You might be wondering, ‘What are the consequences of poor record-keeping?’—and that’s precisely why you’ve landed on this blog. Here, we will discuss payroll record-keeping, provide the answer to your question and shed light on the repercussions of inadequate execution.
Payroll record keeping entails the meticulous tracking and documentation of all financial transactions associated with employee compensation, encompassing salaries, wages, bonuses, deductions, and taxes.
Payroll record keeping is a critical function that every company must perform accurately. Failing to do so can lead to various issues, which we will explore in this blog.
So, let’s now discuss the consequences that a business might face due to its poor payroll record-keeping practices:
- Issues related to legal compliance: When a company has poor payroll record-keeping practices, there is a higher likelihood of overlooking crucial details. This can lead to inaccurate payroll records, potentially resulting in non-compliance with labor laws and tax regulations. Such non-compliance with laws and regulations may lead to legal actions against the company.
- Inaccuracies in employee compensation: Inadequate payroll record-keeping within a company can pave the way for errors and the inadvertent omission of critical details concerning employee compensation. This, in turn, can give rise to inaccuracies in salary calculations, potentially resulting in either overpayment or underpayment of employees. Both scenarios can be detrimental to the company’s well-being. Overpayment can strain the company’s finances, while underpayment can erode employee morale and even lead to legal disputes.

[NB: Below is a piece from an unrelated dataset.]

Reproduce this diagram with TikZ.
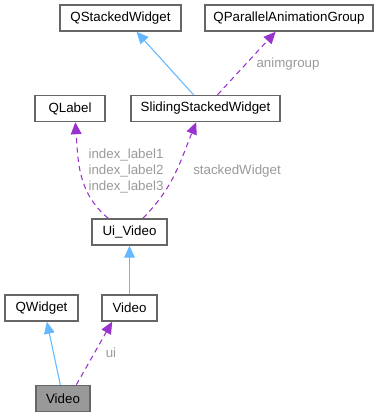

- Penalties for not paying taxes: Poor payroll record-keeping can lead to inaccuracies in tax reports, potentially setting off tax penalties and interest charges on unpaid taxes. This circumstance may prompt tax authorities to initiate audits, causing disruptions in a company’s operations. The company would then have to bear the costs associated with the audit and invest significant time in completing the process. This can negatively affect the company’s image among potential employees and clients, which isn’t good.

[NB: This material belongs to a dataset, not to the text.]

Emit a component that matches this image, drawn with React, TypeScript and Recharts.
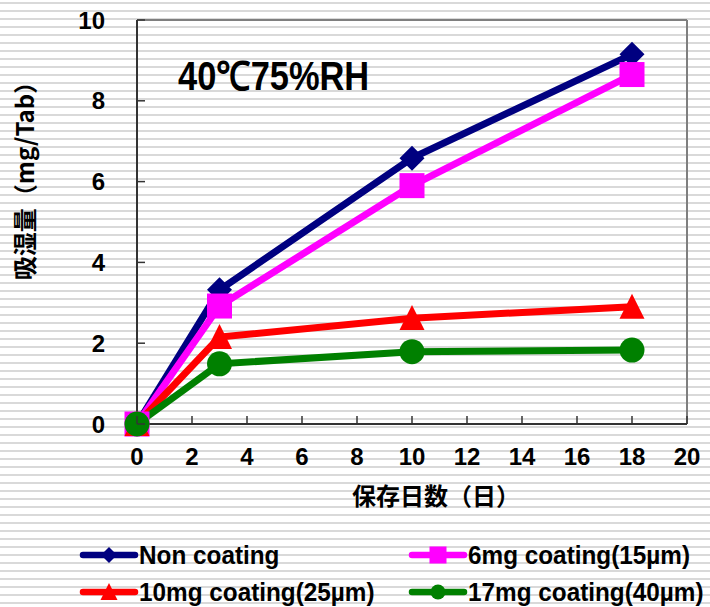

- Dissatisfaction among employees: We all understand that employees put in significant effort to ensure they receive their full salaries promptly, without any delays. Inadequate payroll recording systems can introduce errors, leading to dissatisfaction among employees who experience underpayments or delayed payments. This, in turn, can contribute to reduced employee morale, ultimately impacting their productivity.
Furthermore, if such issues become recurrent, not every employee will tolerate them. This can result in a high turnover rate, necessitating the recruitment and training of new employees to fill vacant positions. This process incurs financial losses due to the cost of vacancies, recruitment, and training.

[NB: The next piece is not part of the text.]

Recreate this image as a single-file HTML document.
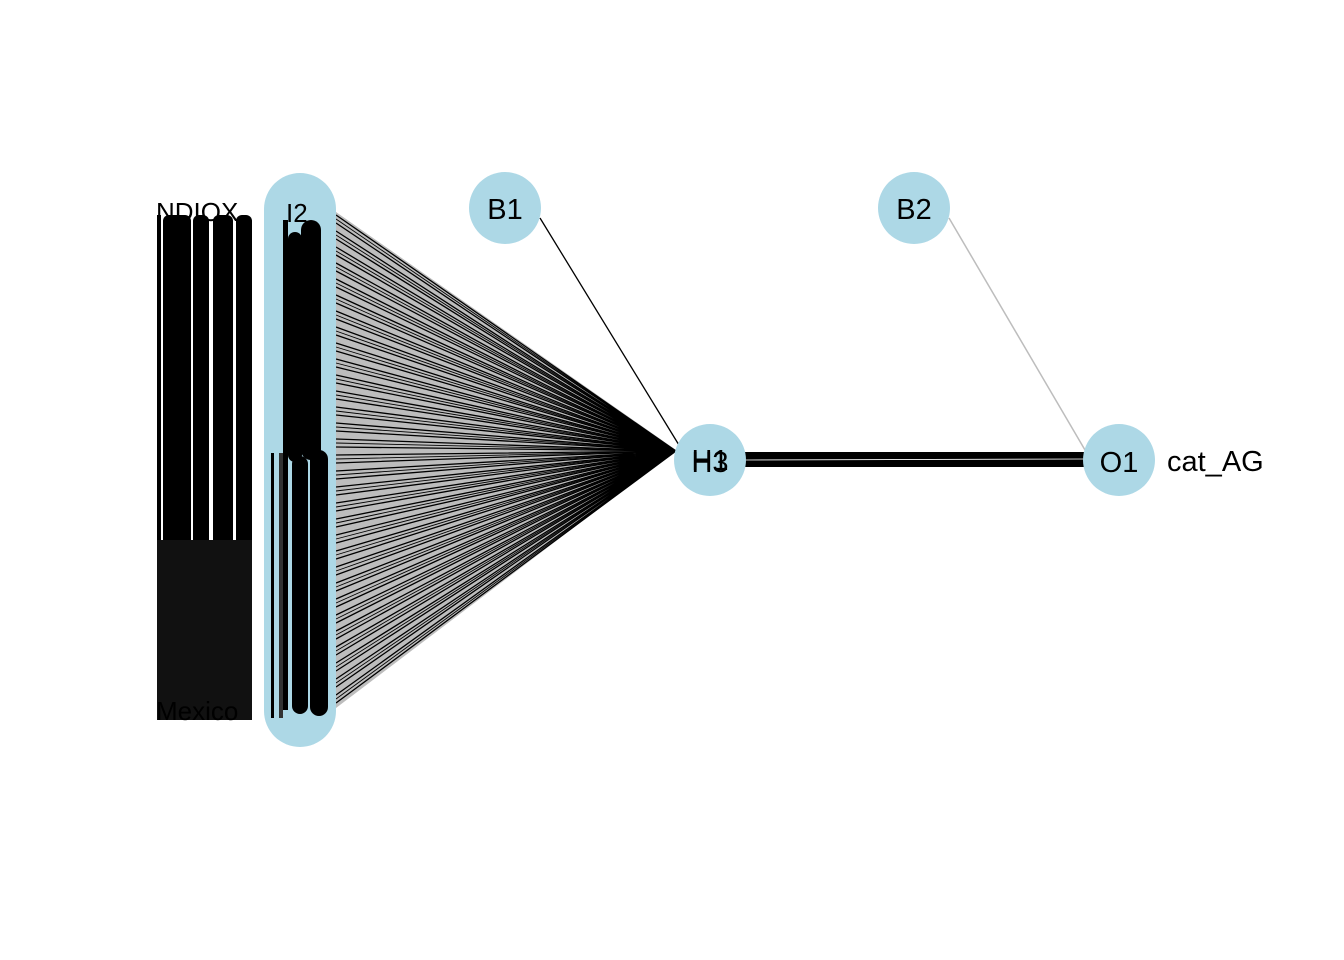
<!DOCTYPE html>
<html><head><meta charset="utf-8"><style>
html,body{margin:0;padding:0;background:#fff;}
svg{display:block}
text{font-family:"Liberation Sans",sans-serif;font-size:29px;fill:#000}
</style></head><body>
<svg width="1344" height="960" viewBox="0 0 1344 960">
<polygon points="336,212 676,450 336,708" fill="#bdbdbd"/>
<path stroke="#000" stroke-width="1.3" fill="none" d="
M336 215L676 451M336 223L676 451M336 231L676 451M336 239L676 451M336 247L676 451M336 255L676 451M336 263L676 451M336 271L676 451M336 279L676 451M336 287L676 451
M336 295L676 451M336 303L676 451M336 311L676 451M336 319L676 451M336 327L676 451M336 335L676 451M336 343L676 451M336 351L676 451M336 359L676 451M336 367L676 451
M336 375L676 451M336 383L676 451M336 391L676 451M336 399L676 451M336 407L676 451M336 415L676 451M336 423L676 451M336 431L676 451M336 439L676 451M336 447L676 451
M336 455L676 451M336 463L676 451M336 471L676 451M336 479L676 451M336 487L676 451M336 495L676 451M336 503L676 451M336 511L676 451M336 519L676 451M336 527L676 451
M336 535L676 451M336 543L676 451M336 551L676 451M336 559L676 451M336 567L676 451M336 575L676 451M336 583L676 451M336 591L676 451M336 599L676 451M336 607L676 451
M336 615L676 451M336 623L676 451M336 631L676 451M336 639L676 451M336 647L676 451M336 655L676 451M336 663L676 451M336 671L676 451M336 679L676 451M336 687L676 451
M336 695L676 451M336 703L676 451"/>
<path stroke="#000" stroke-width="0.9" fill="none" d="
M336 219L676 451M336 235L676 451M336 251L676 451M336 267L676 451M336 283L676 451M336 299L676 451M336 315L676 451M336 331L676 451M336 347L676 451M336 363L676 451
M336 379L676 451M336 395L676 451M336 411L676 451M336 427L676 451M336 443L676 451M336 459L676 451M336 475L676 451M336 491L676 451M336 507L676 451M336 523L676 451
M336 539L676 451M336 555L676 451M336 571L676 451M336 587L676 451M336 603L676 451M336 619L676 451M336 635L676 451M336 651L676 451M336 667L676 451M336 683L676 451M336 699L676 451"/>
<line x1="540" y1="218" x2="682" y2="450" stroke="#000" stroke-width="1.3"/>
<line x1="949" y1="218" x2="1085" y2="450" stroke="#bdbdbd" stroke-width="1.5"/>
<rect x="744" y="452" width="342" height="15" fill="#000"/>
<line x1="744" y1="460" x2="1086" y2="459" stroke="#fff" stroke-width="0.8"/>
<rect x="264" y="173" width="72" height="574" rx="36" fill="#add8e6"/>
<rect x="283" y="220" width="5" height="490" fill="#000"/>
<rect x="288" y="232" width="14" height="230" rx="7" fill="#000"/>
<rect x="301" y="220" width="20" height="240" rx="10" fill="#000"/>
<rect x="271" y="453" width="3" height="265" fill="#000"/>
<rect x="279" y="453" width="4" height="265" fill="#333"/>
<rect x="292" y="456" width="16" height="258" rx="8" fill="#000"/>
<rect x="310" y="450" width="18" height="266" rx="9" fill="#000"/>
<text x="286" y="222" style="font-size:26px">I2</text>
<rect x="157" y="215" width="4" height="500" fill="#000"/>
<rect x="163" y="215" width="28" height="500" rx="6" fill="#000"/>
<rect x="193" y="215" width="16" height="500" rx="6" fill="#000"/>
<rect x="213" y="215" width="20" height="500" rx="6" fill="#000"/>
<rect x="236" y="215" width="16" height="500" rx="6" fill="#000"/>
<rect x="157" y="540" width="95" height="180" fill="#111"/>
<text x="156" y="221" style="font-size:26px">NDIOX</text>
<text x="156" y="720" style="font-size:26px">Mexico</text>
<circle cx="505" cy="208" r="36" fill="#add8e6"/>
<text x="505" y="219" text-anchor="middle">B1</text>
<circle cx="914" cy="208" r="36" fill="#add8e6"/>
<text x="914" y="219" text-anchor="middle">B2</text>
<circle cx="710" cy="460" r="36" fill="#add8e6"/>
<text x="710" y="472" text-anchor="middle">H3</text>
<text x="710" y="470" text-anchor="middle">H1</text>
<circle cx="1119" cy="460" r="36" fill="#add8e6"/>
<text x="1119" y="472" text-anchor="middle">O1</text>
<svg x="0" y="0" width="1265" height="960"><text x="1167" y="471">cat_AGE</text></svg>
</svg>
</body></html>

- Inefficiencies in financial management: Companies rely on comprehensive expense data from the previous financial year or month to formulate their monthly or annual financial budgets. However, inadequate record-keeping practices can introduce inaccuracies into the data, leading to inefficiencies in the planning, budgeting, and forecasting processes. These inaccuracies can hinder the company’s ability to allocate resources efficiently.
In summary, the ramifications of poor payroll record-keeping are extensive and potentially damaging to any organization. To steer clear of these pitfalls, businesses should emphasize precise and thorough record-keeping, invest in payroll software and training, and maintain compliance with legal and regulatory standards. This approach not only safeguards their financial health and reputation but also nurtures a culture of trust and compliance within the company.